Lost at Sea

Perth Theatre

Four stars

Touring until May 24

My Left/Right Foot: The Musical

Alhambra Theatre, Dunfermline

Four stars

At Dundee Rep, May 21-25

By MARK BROWN

This full stage premiere of Morna Young’s fishing drama Lost at Sea has been a long time coming. “Incited”, to use the writer’s word, by the loss at sea of her own father (Daniel ‘Donnie’ Young) in 1989, the play began its life with a performed reading in the Morayshire fishing community of Lossiemouth in 2013.

Six years on, the piece is being staged by Perth Theatre with all of the gravitas and style that its weighty and emotive subject matter demands. Just reading the production’s list of cast and creatives (ranging from such brilliant actors as Tam Dean Burn, Jennifer Black and Gerry Mulgrew, to acclaimed director Ian Brown and set designer Karen Tennent) creates a sense of anticipation.

Young’s play is a moving, commemorative fiction which integrates the words of real people from fishing communities. However, unlike many verbatim dramas, which can tend to feel rigid and leaden, this piece is supple and generous.

Built around the quest of one young woman (Shona, played with sympathetic persistence by Sophia McLean), for the truth of her father’s death, this is no slab of theatrical granite. Rather, it has the contours of a humanistic sculpture.

The contrast between brothers Jock and Kevin McInnes (played powerfully by Ali Craig and Andy Clark, respectively) has both a timelessly tragic dimension and a contemporary, political aspect. Their brotherhood is strained by personality differences that are exacerbated by the economics of modern fishing, quotas and, for a time in the recent past, the rich rewards that were available to some.

However, as Skipper (the lyrical, ubiquitous and ethereal fisherman, performed beautifully by Tam Dean Burn) reminds us, the sea, which gives and takes, is more powerful than any financial transaction.

A story of conflict and, agonisingly, of loss, the play also expresses the complex relationships that the women of fishing communities have with the sea. The loss of both a father and, then, a son puts a rupture in the stoicism of Meg (the excellent Jennifer Black). There are fine performances, too, from Helen McAlpine and Kim Gerard as young fishermen’s wives Kath and Eve.

The atmosphere of Ian Brown’s production is powerful and constant, thanks in no small measure to the impressive set by Karen Tennent (which is evocative of the darkness of the sea, and is brilliantly illuminated by lighting designer Katharine Williams). Pippa Murphy’s music and sound, including moving songs and tunes (some played, by actor/musician Thoren Ferguson, on an extraordinary fiddle hewn from driftwood), is equally exceptional.

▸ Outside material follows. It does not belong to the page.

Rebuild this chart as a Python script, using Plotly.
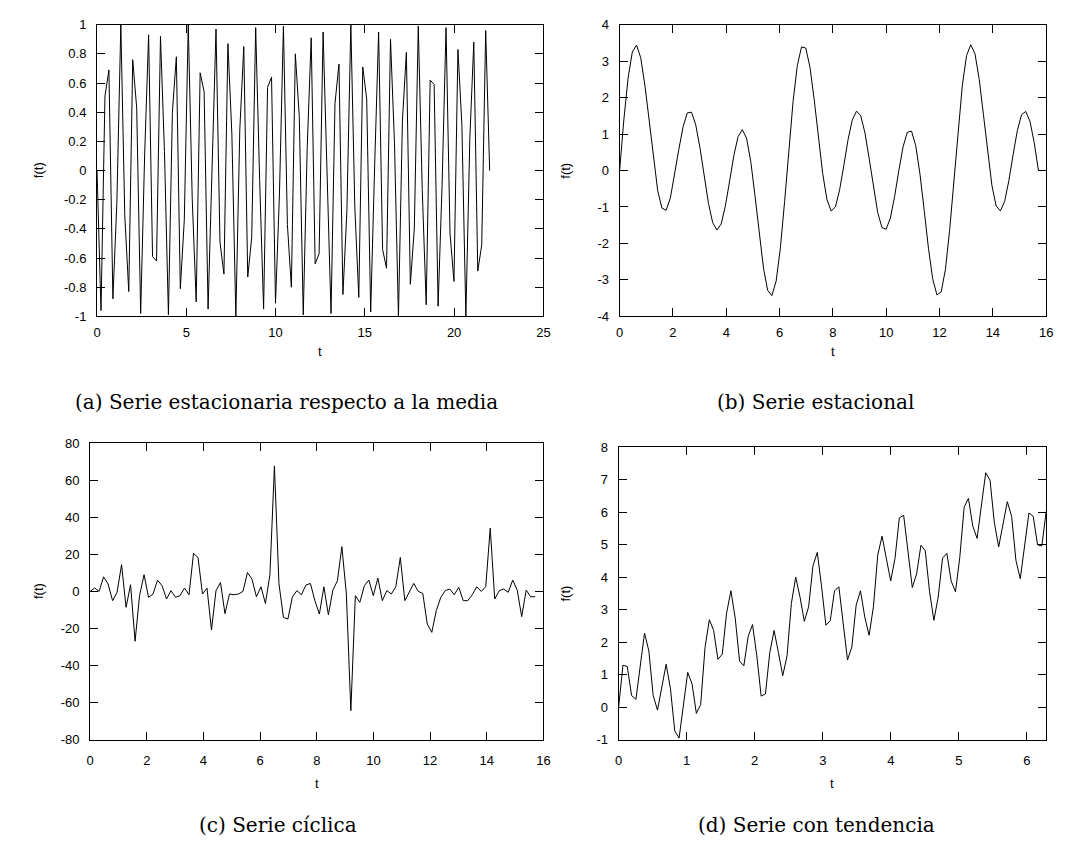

There is exceptional music of a very different kind in My Left/Right Foot: The Musical, the deservedly revived comedy by Birds of Paradise and the National Theatre of Scotland. A smash hit at the 2018 Edinburgh Fringe, this musical-cum-farce satirises “does he take sugar” attitudes to disability with a gloriously flagrant chutzpah.

The ultra-competitive, but consistently unsuccessful am-drammers known as the Kirktoon Players think they just might win the Scottish amateur dramatic competition if they go down the politically correct “inclusivity” route. However, things go somewhat pear-shaped when the am-dram authorities get wind of the fact that the role of protagonist Christy Brown (who has cerebral palsy/CP) in their proposed stage adaptation of My Left Foot is to be played (as in the famous film starring Daniel Day-Lewis) by a non-disabled actor.

Chaos ensues as the company try to rebuild their show around Chris (the excellent Christopher Imbroscisano), a community hall volunteer (and non-actor) who happens to have CP. Outrageous numbers such as “I Hate Other People” and “Spastic Finger” are reminiscent of the late, great Ian Dury’s refusal to bow to society’s demand for polite gratitude from disabled people.

From sex between disabled and non-disabled people to a fabulously liberal use of non-PC language around disability, the piece reflects the tremendous humour (and also the great political stridency) of writer/director Robert Softley Gale (who has CP himself) and fellow lyricists Richard Thomas and Scott Gilmour. The music (by Thomas and Claire McKenzie) ranges delightfully from rock opera to The Dubliners, and is delivered brilliantly by a top-notch, uproariously frenetic ensemble.